La région étant vaste, les spécificités locales sont infinies. En Roumanie où l’on mange très correctement, nous vous conseillons le sarmale (feuilles de choux farcies) que l’on retrouvera des mois plus tard à Podgorica. Parmi les plats traditionnels des différents pays, testez donc le fergesë en Albanie, un plat paysan fait de tomates, poivrons et fromage caillé, la polenta en Roumanie (mamaliga) ou Slovénie, le Podgoricki japrak accompagné de riz au Monténégro, le ragoût de Sarajevo (Sarajevski puljic), ou cufteta u kajmaku (des boulettes de viande à la crême ou à la sauce rouge). Fans de cette cuisine mijotée, essayez donc le kavarma, un ragoût bulgare que l’on mange partout au pays. En guise d’accompagnement, on retrouve souvent des salades peu travaillées (légumes crus) ou de la pomme de terre, écrasée (purée) ou au four à la crème. On aime !
...à la mer
Les deux immenses côtes que sont l’Adriatique et la mer Noire ne pouvaient que jouer sur la gastronomie balkanique, évidemment à proximité des littoraux. En Croatie, ne manquez pas le risotto noir à l’encre de seiche, marque de fabrique des cités croates devenues hyper touristiques. On aime le risotto au poulpe. Ces dégustations seront sublimées par les fameux vins croates ou slovènes, ou de bonnes bières locales. En Grèce, les petits ports de pêche invitent au plaisir des papilles : espadon, morue en sauce, quel bonheur ! De Saranda en Albanie, je retiendrai ces quelques oliviers, le chant des grillons, du vin albanais ma foi fort correct. Ici, on se régale de calamars, pieuvre, poisson grillé, dorade, penne à la vodka et aux crevettes qui satisfont nos estomacs attirés par le large. Régions et pays différents, mais la trilogie vigne-blé-oliviers n’est jamais très loin, l’esprit de Braudel non plus.
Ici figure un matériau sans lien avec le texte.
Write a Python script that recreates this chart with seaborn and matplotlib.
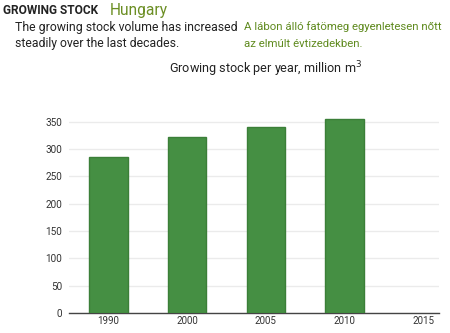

On y célèbre le soleil, l’amour de la table, la vigne, les liqueurs locales. « RAKI : connecting people ». Gëzuar (santé) tout le monde ! Sur le littoral de la mer Noire (Bulgarie), on se régale également de carpe ou de poisson-chat. C’en est presque fini de l’insipide salade shopska et sa montagne de crudités et de sirene (fromage de type fêta) !
Des sucreries à faire pâlir nos pères
À Sarajevo, l'art du café bosniaque et des cafés à chicha vous feront perdre la notion du temps. Peut-on mieux l’employer que de profiter du café à la turque ou de ce thé que l’on coupe en Asie mineure et plus loin avec de l’eau chaude sortie d’un samovar ? L’institution qu’est le thé turc devra s’accommoder des sucreries au miel qui inondent les Balkans : balklava, trilece, hurmasice ou lokum venus de Turquie. On aime aussi le trufahija, une pomme au four à la crème. Un délice ! Au rayon des desserts, faites donc honneur au kremsnita, né sur les rives du magnifique lac Bled (Slovénie) et dans la capitale du même pays, au strukli, une pâtisserie au fromage frais. Nous avions choisi goût pomme-cannelle ; un brin écœurant. Au rayon des bonnes découvertes de voyages, nous retiendrons les délicieux strudel aux pommes que l’on trouve en Roumanie, les mekitsi du monastère de Rila en Bulgarie (des beignets que l’on soupoudre abondamment de sucre glace), le bougatsa de Chania (Crête) ou les pâtisseries à la pâte phyllo/filo turque qui égaillèrent nos après-midis crétois.
Sur le pouce - Vins croates et brochettes d'espadon
Par Jacques Teyssier,
Journaliste gastronomique pour CoolinClassic / Article paru dans le journal L'Humanité en août 1996
À l’image de sa voisine slovène, la Croatie aime Bacchus. Elle le cultive, en habits rouge et blanc, de Zagreb jusqu’au Drave, et tout au long de la côte, singulièrement en Dalmatie, en Istrie, et sur la myriade de petites îles mirant l’Adriatique. Quoiqu’un peu lourds, un tantinet rustiques, avec parfois une légère tendance à la madérisation, et une pointe herbacée, ces breuvages sont d’autant plus agréables s’ils ne cherchent pas, par merlot et cabernet sauvignon interposés, à ressembler à des bordeaux ! Curieuse tendance à bouder les cépages locaux se mariant pourtant si lien à la cuisine locale. Pour l’heure, c’est vers le poisson que nous allons nous tourner. Nous le souhaitons grillé, tout juste accompagné à la fin d’un filet d’huile d’olive. Sardines, dorades, rougets, maquereaux, et pourquoi pas de l’espadon. Débité en cubes, en ayant ôté la peau, nous allons préparer des brochettes. Elles auront, au préalable, séjourné un gros quart d’heure dans une marinade avec oignons, sel, poivre, huile d’olive, feuilles de laurier et citron.